Quote verbatim the span of lines that begins the listing below and closes with the line containing "import plotly.graph_objects as go".

§ Supplied information:
::::::::

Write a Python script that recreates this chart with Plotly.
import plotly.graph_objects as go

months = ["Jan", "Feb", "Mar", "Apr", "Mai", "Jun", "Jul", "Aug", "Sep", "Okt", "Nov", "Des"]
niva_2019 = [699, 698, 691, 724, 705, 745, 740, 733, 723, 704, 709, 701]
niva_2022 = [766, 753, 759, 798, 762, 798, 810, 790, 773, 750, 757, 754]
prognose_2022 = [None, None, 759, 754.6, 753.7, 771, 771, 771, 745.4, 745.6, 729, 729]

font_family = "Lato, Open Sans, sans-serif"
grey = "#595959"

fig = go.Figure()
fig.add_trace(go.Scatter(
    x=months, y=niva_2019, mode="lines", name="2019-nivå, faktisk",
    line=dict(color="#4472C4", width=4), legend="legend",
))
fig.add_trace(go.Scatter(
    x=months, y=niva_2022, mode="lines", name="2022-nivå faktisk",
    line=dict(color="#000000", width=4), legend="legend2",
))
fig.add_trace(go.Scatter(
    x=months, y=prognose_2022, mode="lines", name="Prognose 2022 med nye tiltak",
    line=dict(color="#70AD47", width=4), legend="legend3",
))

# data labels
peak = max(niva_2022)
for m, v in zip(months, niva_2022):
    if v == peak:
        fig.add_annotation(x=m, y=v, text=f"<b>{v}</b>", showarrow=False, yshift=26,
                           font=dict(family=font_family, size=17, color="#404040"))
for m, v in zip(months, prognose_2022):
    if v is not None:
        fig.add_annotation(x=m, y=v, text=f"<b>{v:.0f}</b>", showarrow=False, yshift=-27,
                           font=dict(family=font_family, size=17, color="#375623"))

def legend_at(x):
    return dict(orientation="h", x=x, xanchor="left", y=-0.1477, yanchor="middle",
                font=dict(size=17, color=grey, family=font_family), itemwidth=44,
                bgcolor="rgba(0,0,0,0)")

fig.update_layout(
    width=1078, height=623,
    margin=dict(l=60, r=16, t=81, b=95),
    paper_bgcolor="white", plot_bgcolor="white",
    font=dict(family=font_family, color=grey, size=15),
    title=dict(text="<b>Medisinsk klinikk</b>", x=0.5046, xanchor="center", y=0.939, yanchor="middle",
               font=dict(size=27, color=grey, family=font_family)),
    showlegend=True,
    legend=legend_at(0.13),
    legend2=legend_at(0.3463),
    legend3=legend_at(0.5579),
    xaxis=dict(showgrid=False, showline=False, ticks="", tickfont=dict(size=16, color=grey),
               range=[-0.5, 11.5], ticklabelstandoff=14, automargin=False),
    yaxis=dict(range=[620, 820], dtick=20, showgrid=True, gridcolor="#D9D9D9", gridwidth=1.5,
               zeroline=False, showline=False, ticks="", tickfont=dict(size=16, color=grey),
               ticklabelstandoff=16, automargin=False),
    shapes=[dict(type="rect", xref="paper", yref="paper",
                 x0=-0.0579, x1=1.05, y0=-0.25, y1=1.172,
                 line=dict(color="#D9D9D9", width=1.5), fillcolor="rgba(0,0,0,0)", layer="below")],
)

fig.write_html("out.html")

::::::::

§ Written response:
Write a Python script that recreates this chart with Plotly.
import plotly.graph_objects as go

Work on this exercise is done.